Language and writing
The language and writing are sometimes quite glorious. For instance, here is the opening line:
"On Monday the thirteenth of May in the year 1876, between the hours of
two and three in the afternoon on a day that combined the freshness of
spring with the warmth of summer, numerous individuals in Moscow's
Alexander Gardens unexpectedly found themselves eyewitnesses to the
perpetration of an outrage that flagrantly transgressed the bounds of
common decency."
Random thoughts
As I read The Winter Queen, I kept thinking, "Wow. This is so Russian. This author writes like a Russian. Wow." Then I would remind myself that Boris Akunin IS Russian with a wonderful translator. I believe what kept throwing me was how reminiscent of 19th century Russian authors Akunin seemed. More specifically, Akunin reminded me of Gogol and Chekhov -- a bit romantic and moody, a bit surreal, with a touch of the grotesque. This particular combination has the overall effect of discreet humor. There was also a Sherlockian sense about the novel with a focus on Fandorin's deductive reasoning. Fandorin must peel back multiple layers and each layer changes the "landscape" so that he must reorient and deduce again. Oh, and Fandorin has a nemesis.
Characterization
Fandorin is naive and likeable in this opener to the series, but expect him to develop over the life of the series.
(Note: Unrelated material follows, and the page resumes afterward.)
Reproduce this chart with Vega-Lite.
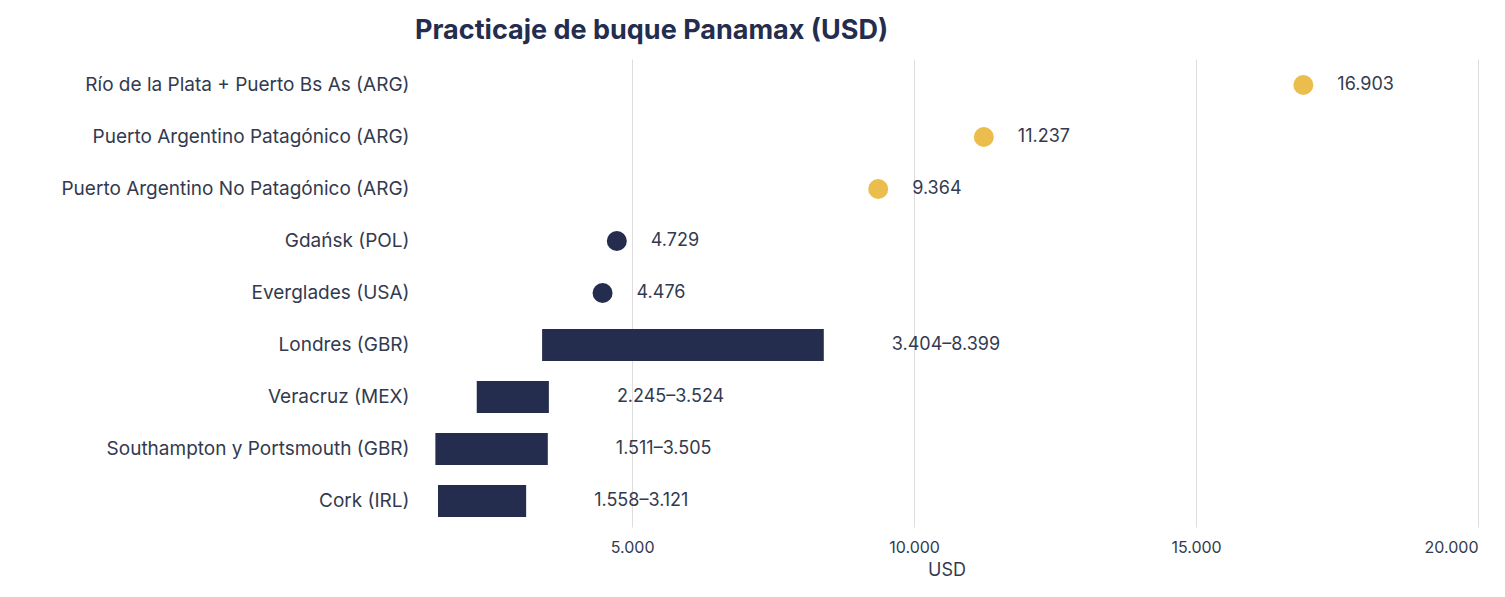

The "bad guys" are easy enough to spot, but interesting. How many authors write in a pedagogical puppeteer and "revolution through education"? I don't want to say too much and spoil it for future readers, but there are definitely some interesting characters.
The ending and a look to the future
The ending is bittersweet, but allows one to anticipate the next in the series. I look forward to reading more of Akunin's Erast Fandorin books to see how he develops this character and to experience some more of that "Oh yeah, this IS a Russian novel" surprise. *smile*
I read this for the Merely Mystery Reading Challenge hosted by Literary Feline.
I wonder if I have one of this author's books on my shelf . . . It sounds so familiar. I'm reading a biography of a Russian Empress right now so I admit this particular mystery sounds especially appealing to me. Off to check my shelf to see if I do have it!